Of all the predicted impacts of global warming, sea-level rise is where models have most underestimated what we can expect, scientists told a climate change conference in Copenhagen last week. Now a new study, focused on the eastern seaboard of the United States, suggests that the models are really off for that part of the world.

Writing in the advance online edition of Nature Geoscience, the team of Jianjun Yin of the Center for Ocean-Atmospheric Prediction Studies (COAPS) at Florida State University, Michael Schlesinger of the University of Illinois at Urbana-Champaign and Ronald Stouffer of the Geophysical Fluid Dynamics Laboratory at Princeton University analyzed 10 of the climate models used by the Intergovernmental Panel on Climate Change (IPCC). All the models show that, in a warming world, water expands and land ice such as the Greenland ice sheet melts, raising sea levels. But the models did not account for the effect of changes in ocean circulation.
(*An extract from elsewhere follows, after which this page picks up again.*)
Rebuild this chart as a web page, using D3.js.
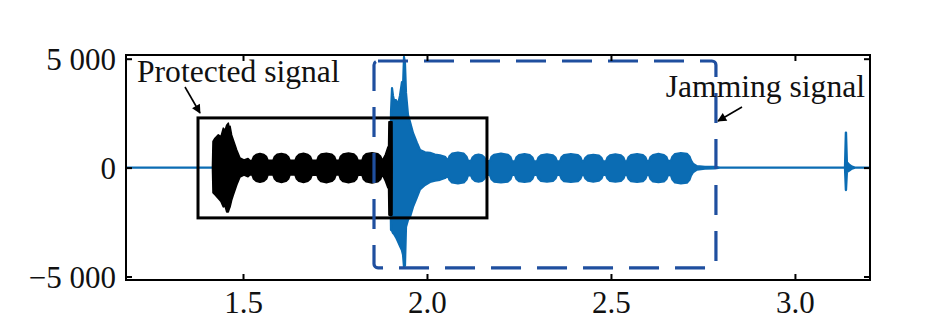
<!DOCTYPE html>
<html><head><meta charset="utf-8">
<script src="https://cdn.jsdelivr.net/npm/d3@7"></script>
<style>html,body{margin:0;padding:0;background:#fff;}svg{display:block;}</style>
</head><body>
<script>
// ---- data ----
const xTicks = [1.5, 2.0, 2.5, 3.0];
const xTickLabels = ["1.5", "2.0", "2.5", "3.0"];
const yTicks = [5000, 0, -5000];
const yTickLabels = ["5 000", "0", "\u22125 000"];

// protected signal envelope (black)
const protectedTime = [1.417, 1.4185, 1.4239, 1.4329, 1.4400, 1.4465, 1.4510, 1.4557, 1.460, 1.4625, 1.4647, 1.4690, 1.4736, 1.4829, 1.4918, 1.5027, 1.5136, 1.519,
  1.5245, 1.5285, 1.5355, 1.546, 1.557, 1.564, 1.568,
  1.5815, 1.5855, 1.5925, 1.6046, 1.6167, 1.6237, 1.6277,
  1.6413, 1.6453, 1.6523, 1.6644, 1.6765, 1.6835, 1.6875,
  1.701, 1.705, 1.712, 1.7268, 1.7417, 1.7487, 1.7527,
  1.7609, 1.7649, 1.7719, 1.7867, 1.8015, 1.8085, 1.8125,
  1.8234, 1.8274, 1.8344, 1.8505, 1.8667, 1.8737, 1.8777,
  1.8804, 1.8872, 1.894, 1.8955,
  1.8967, 1.9049, 1.9052];
const protectedUpper = [0, 1200, 1350, 1500, 1420, 1810, 1700, 1950, 2040, 1800, 1900, 1500, 1270, 810, 440, 350, 420, 320,
  340, 500, 600, 650, 600, 500, 340,
  340, 510, 610, 650, 600, 490, 330,
  330, 500, 610, 660, 600, 500, 340,
  340, 520, 620, 660, 610, 510, 340,
  330, 520, 620, 670, 620, 510, 350,
  340, 530, 630, 680, 630, 530, 380,
  380, 600, 950, 700,
  2100, 2100, 0];
const protectedLower = [0, -1150, -1250, -1420, -1550, -1800, -1750, -2030, -2030, -1900, -1810, -1500, -1260, -800, -430, -340, -420, -340,
  -340, -520, -620, -670, -620, -520, -340,
  -340, -520, -630, -680, -630, -520, -340,
  -340, -520, -630, -680, -620, -520, -350,
  -350, -530, -640, -690, -630, -520, -340,
  -340, -530, -640, -690, -640, -530, -350,
  -350, -540, -650, -700, -650, -540, -380,
  -380, -620, -930, -700,
  -2180, -2180, 0];

// jamming signal envelope (blue)
const jammingTime = [1.182, 1.900, 1.9022, 1.905, 1.9076, 1.9103, 1.9158, 1.9212, 1.9266, 1.932, 1.9348, 1.9375, 1.9402, 1.943, 1.9484, 1.9538, 1.962, 1.9728, 1.981, 1.9946, 2.0082, 2.0217, 2.0353, 2.0489, 2.0543,
  2.057, 2.061, 2.068, 2.084, 2.100, 2.1074, 2.1114,
  2.1196, 2.1236, 2.1306, 2.14, 2.1493, 2.1563, 2.1603,
  2.1712, 2.1752, 2.1822, 2.201, 2.220, 2.227, 2.231,
  2.2391, 2.2431, 2.2501, 2.265, 2.2798, 2.2868, 2.2908,
  2.2989, 2.3029, 2.3099, 2.326, 2.3423, 2.3493, 2.3533,
  2.3614, 2.3654, 2.3724, 2.391, 2.4102, 2.4172, 2.4212,
  2.4266, 2.4306, 2.4376, 2.452, 2.4673, 2.4743, 2.4783,
  2.4864, 2.4904, 2.4974, 2.512, 2.527, 2.534, 2.538,
  2.5435, 2.5475, 2.5545, 2.571, 2.5868, 2.5938, 2.5978,
  2.6033, 2.6073, 2.6143, 2.629, 2.6439, 2.6509, 2.6549,
  2.663, 2.667, 2.674, 2.690, 2.7064, 2.7134, 2.7174,
  2.7228, 2.7337, 2.7554, 2.7826, 2.796,
  3.1359, 3.1383, 3.1389, 3.1413, 3.1467, 3.1549, 3.163, 3.204];
const jammingUpper = [0, 0, 2560, 3650, 3300, 3100, 3100, 2900, 3300, 3930, 3700, 5080, 4800, 3430, 2420, 2100, 1590, 1130, 810, 700, 680, 600, 560, 500, 380,
  330, 520, 640, 690, 640, 500, 320,
  300, 460, 560, 600, 560, 460, 300,
  300, 490, 590, 640, 590, 480, 300,
  290, 470, 570, 620, 570, 460, 290,
  290, 460, 560, 610, 560, 460, 290,
  290, 470, 580, 620, 580, 470, 300,
  300, 450, 550, 590, 550, 450, 290,
  290, 460, 560, 610, 560, 460, 290,
  290, 470, 570, 620, 570, 470, 300,
  300, 480, 580, 630, 580, 480, 300,
  320, 500, 620, 670, 630, 510, 330,
  180, 70, 40, 30, 0,
  0, 1610, 1610, 250, 150, 50, 0, 0];
const jammingLower = [0, 0, -2860, -2900, -3000, -3050, -3200, -3400, -3600, -3800, -4000, -4560, -4500, -2720, -2400, -2260, -1800, -1350, -1000, -800, -660, -600, -560, -480, -400,
  -380, -560, -680, -720, -680, -550, -360,
  -350, -510, -610, -650, -610, -510, -340,
  -340, -530, -640, -680, -640, -530, -340,
  -340, -520, -620, -660, -620, -510, -330,
  -330, -500, -610, -650, -610, -500, -330,
  -330, -510, -620, -660, -620, -510, -340,
  -340, -500, -600, -640, -600, -500, -330,
  -330, -500, -610, -650, -610, -500, -330,
  -330, -510, -620, -660, -620, -510, -330,
  -330, -520, -630, -670, -630, -520, -340,
  -360, -550, -680, -720, -690, -560, -370,
  -220, -90, -50, -40, 0,
  0, -1030, -1030, -200, -150, -50, 0, 0];

// annotation boxes (data coordinates)
const protectedBox = {x0: 1.3777, x1: 2.163, y0: -2309, y1: 2281};
const jammingBox = {x0: 1.856, x1: 2.7853, y0: -4604, y1: 4895};

// ---- chart ----
const W = 933, H = 332;
const mLeft = 126, mRight = 870, mTop = 55, mBottom = 280;
const font = "'Liberation Serif','Times New Roman',serif";

const svg = d3.select("body").append("svg").attr("width", W).attr("height", H);
svg.append("rect").attr("width", W).attr("height", H).attr("fill", "#fff");

const x = d3.scaleLinear().domain([1.182, 3.204]).range([mLeft, mRight]);
const y = d3.scaleLinear().domain([-5160, 5170]).range([mBottom, mTop]);

const toRows = (t, hi, lo) => t.map((v, i) => ({t: v, hi: hi[i], lo: lo[i]}));
const area = d3.area().x(d => x(d.t)).y0(d => y(d.lo)).y1(d => y(d.hi));

const blue = "#0b6cb3";
svg.append("path").datum(toRows(jammingTime, jammingUpper, jammingLower))
  .attr("d", area).attr("fill", blue).attr("stroke", blue)
  .attr("stroke-width", 2.2).attr("stroke-linejoin", "round");

svg.append("path").datum(toRows(protectedTime, protectedUpper, protectedLower))
  .attr("d", area).attr("fill", "#000").attr("stroke", "#000")
  .attr("stroke-width", 1.6).attr("stroke-linejoin", "round");

// protected box
svg.append("rect")
  .attr("x", x(protectedBox.x0)).attr("y", y(protectedBox.y1))
  .attr("width", x(protectedBox.x1) - x(protectedBox.x0))
  .attr("height", y(protectedBox.y0) - y(protectedBox.y1))
  .attr("fill", "none").attr("stroke", "#000").attr("stroke-width", 3);

// jamming dashed box
svg.append("rect")
  .attr("x", x(jammingBox.x0)).attr("y", y(jammingBox.y1))
  .attr("width", x(jammingBox.x1) - x(jammingBox.x0))
  .attr("height", y(jammingBox.y0) - y(jammingBox.y1))
  .attr("rx", 4).attr("ry", 4)
  .attr("fill", "none").attr("stroke", "#1f4f9f").attr("stroke-width", 3.2)
  .attr("stroke-dasharray", "30,16");

// frame
svg.append("rect").attr("x", mLeft).attr("y", mTop)
  .attr("width", mRight - mLeft).attr("height", mBottom - mTop)
  .attr("fill", "none").attr("stroke", "#000").attr("stroke-width", 2);

// axes with inward ticks on all sides
const axB = d3.axisBottom(x).tickValues(xTicks).tickSizeInner(-6).tickSizeOuter(0).tickFormat((d, i) => xTickLabels[i]);
const axT = d3.axisTop(x).tickValues(xTicks).tickSizeInner(-6).tickSizeOuter(0).tickFormat("");
const axL = d3.axisLeft(y).tickValues(yTicks).tickSizeInner(-6).tickSizeOuter(0).tickFormat((d, i) => yTickLabels[i]);
const axR = d3.axisRight(y).tickValues(yTicks).tickSizeInner(-6).tickSizeOuter(0).tickFormat("");

function style(g) {
  g.select(".domain").remove();
  g.selectAll(".tick line").attr("stroke", "#000").attr("stroke-width", 2);
  g.selectAll(".tick text").attr("fill", "#111").style("font-family", font).style("font-size", "31px");
}
const gB = svg.append("g").attr("transform", `translate(0,${mBottom})`).call(axB).call(style);
gB.selectAll(".tick text").attr("y", 33).attr("dy", 0);
svg.append("g").attr("transform", `translate(0,${mTop})`).call(axT).call(style);
const gL = svg.append("g").attr("transform", `translate(${mLeft},0)`).call(axL).call(style);
gL.selectAll(".tick text").attr("x", -10).attr("dy", 10.5);
svg.append("g").attr("transform", `translate(${mRight},0)`).call(axR).call(style);

// annotations
svg.append("text").attr("x", 137).attr("y", 82).attr("fill", "#111")
  .style("font-family", font).style("font-size", "31.6px").text("Protected signal");
svg.append("text").attr("x", 865).attr("y", 97).attr("text-anchor", "end").attr("fill", "#111")
  .style("font-family", font).style("font-size", "31.6px").text("Jamming signal");

const defs = svg.append("defs");
defs.append("marker").attr("id", "ah").attr("viewBox", "0 0 10 10")
  .attr("refX", 9).attr("refY", 5).attr("markerWidth", 10).attr("markerHeight", 9)
  .attr("markerUnits", "userSpaceOnUse").attr("orient", "auto")
  .append("path").attr("d", "M0,0 L10,5 L0,10 Z").attr("fill", "#000");

svg.append("line").attr("x1", 185).attr("y1", 87).attr("x2", 200).attr("y2", 113)
  .attr("stroke", "#000").attr("stroke-width", 1.6).attr("marker-end", "url(#ah)");
svg.append("line").attr("x1", 742).attr("y1", 107).attr("x2", 718).attr("y2", 121)
  .attr("stroke", "#000").attr("stroke-width", 1.6).attr("marker-end", "url(#ah)");
</script>
</body></html>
When those are incorporated, the scientists predict, there will be a sea-level rise in New York of 15 to 23 centimeters (about 6 to 9 inches) on top of the rise of 36 to 51 centimeters (14 to 20 inches) globally. “The northeast coast of the United States is among the most vulnerable regions to future changes in sea level and ocean circulation,” Yin said. Much of New York City is less than 16 feet above sea level, with some parts of lower Manhattan only about 5 feet above. That means that a rise of 6 to 9 inches on top of the 14 to 20, especially with a storm surge, poses a real risk of flooding, beach erosion, destruction of wetlands and increase in the salinity of estuaries.
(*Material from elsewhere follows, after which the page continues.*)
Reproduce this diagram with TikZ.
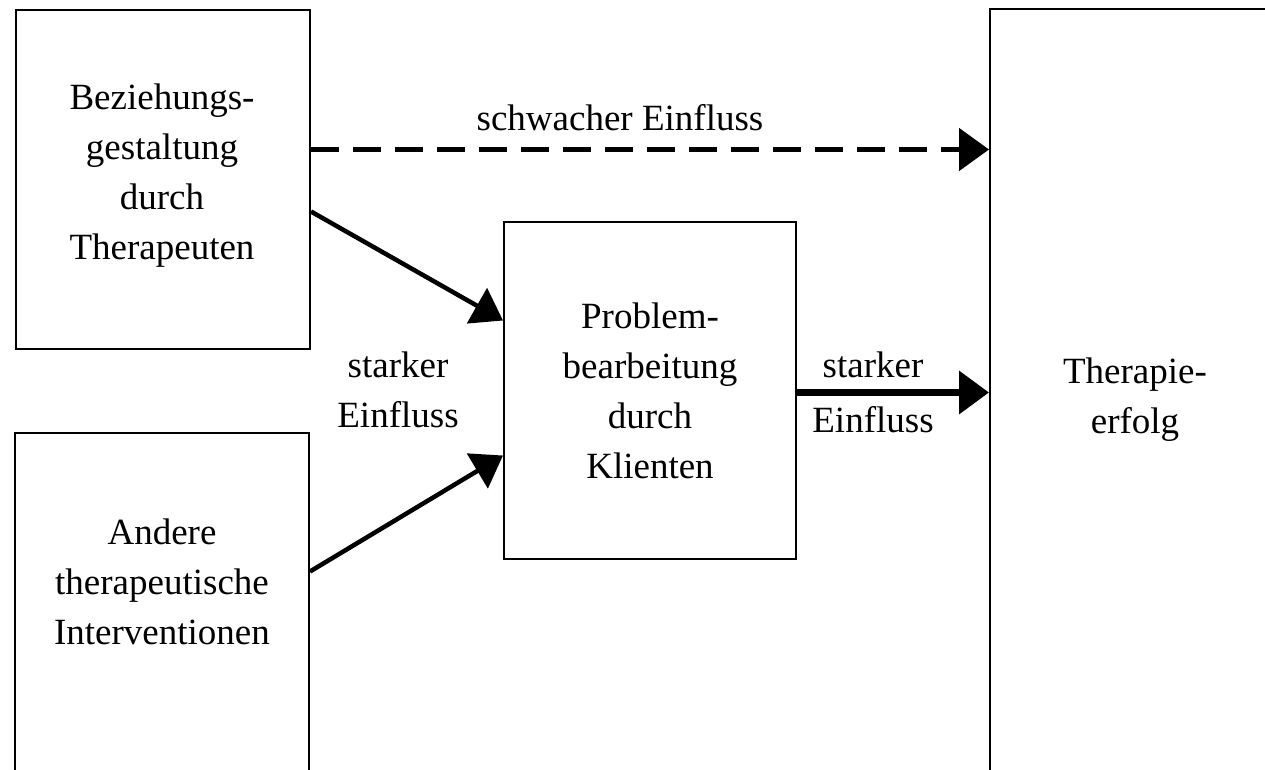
\documentclass[tikz,border=0pt]{standalone}
\usepackage{fontspec}
\setmainfont{Liberation Serif}
\usetikzlibrary{arrows.meta}
\begin{document}
\begin{tikzpicture}[x=1pt,y=-1pt,
  box/.style={draw,line width=2pt,rectangle,inner sep=0pt,anchor=north west},
  txt/.style={align=center,font=\fontsize{37}{50}\selectfont,inner sep=0pt},
  strong/.style={line width=4.5pt,-{Triangle[length=30pt,width=40pt]}},
  weak/.style={line width=5pt,dash pattern=on 28pt off 14pt,-{Triangle[length=30pt,width=42pt]}}]
\useasboundingbox (0,0) rectangle (1265,769);
% boxes
\node[box,minimum width=294pt,minimum height=339pt] (bez) at (15,9) {};
\node[txt] (beztxt) at (162,176) {Beziehungs-\\gestaltung\\durch\\Therapeuten};
\node[box,minimum width=294pt,minimum height=343pt] (and) at (14,432) {};
\node[txt] (andtxt) at (162,582) {Andere\\therapeutische\\Interventionen};
\node[box,minimum width=292pt,minimum height=337pt,txt,font=\fontsize{37}{50}\selectfont] (prob) at (503,221) {Problem-\\bearbeitung\\durch\\Klienten};
\node[box,minimum width=292pt,minimum height=784pt] (erf) at (989,8) {};
\node[txt] (erftxt) at (1135,400) {Therapie-\\erfolg};
% connectors
\draw[weak] ([yshift=30pt]bez.east) -- ([yshift=30pt]bez.east -| erf.west);
\draw[strong] ([yshift=-32pt]bez.east) -- ([yshift=70pt]prob.west);
\draw[strong] ([yshift=33pt]and.east) -- ([yshift=-65pt]prob.west);
\draw[strong,line width=7pt,-{Triangle[length=30pt,width=42pt]}] ([yshift=-2pt]prob.east) -- ([yshift=-2pt]prob.east -| erf.west);
% labels
\node[txt] (lweak) at (620,118) {schwacher Einfluss};
\node[txt] (lleft) at (398,390) {starker\\Einfluss};
\node[txt,font=\fontsize{37}{55}\selectfont] (lright) at (873,392) {starker\\Einfluss};
\end{tikzpicture}
\end{document}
One thing that’s been interesting to note about climate change research over the decades is what happens to the assessments when scientists realize they forgot something. The result is almost never that the predicted impacts or severity of climate change need to be dialed back. Instead, as researchers learn more about the climate system and feedback loops, the expected impacts keep getting worse. So it is in this case, in which the researchers took a look at the effect of the Atlantic meridional overturning circulation. This current is characterized by warm and salty seawater flowing north from the Gulf of Mexico in the ocean’s upper layers and cold water flowing south at depth. Global warming could reduce or prevent the sinking of the surface water, which would slow the AMOC and raise sea levels off the eastern seaboard. Or, as the scientists put it in their paper, “future changes in sea level and ocean circulation will have a greater effect on the heavily populated northeastern United States than estimated previously.”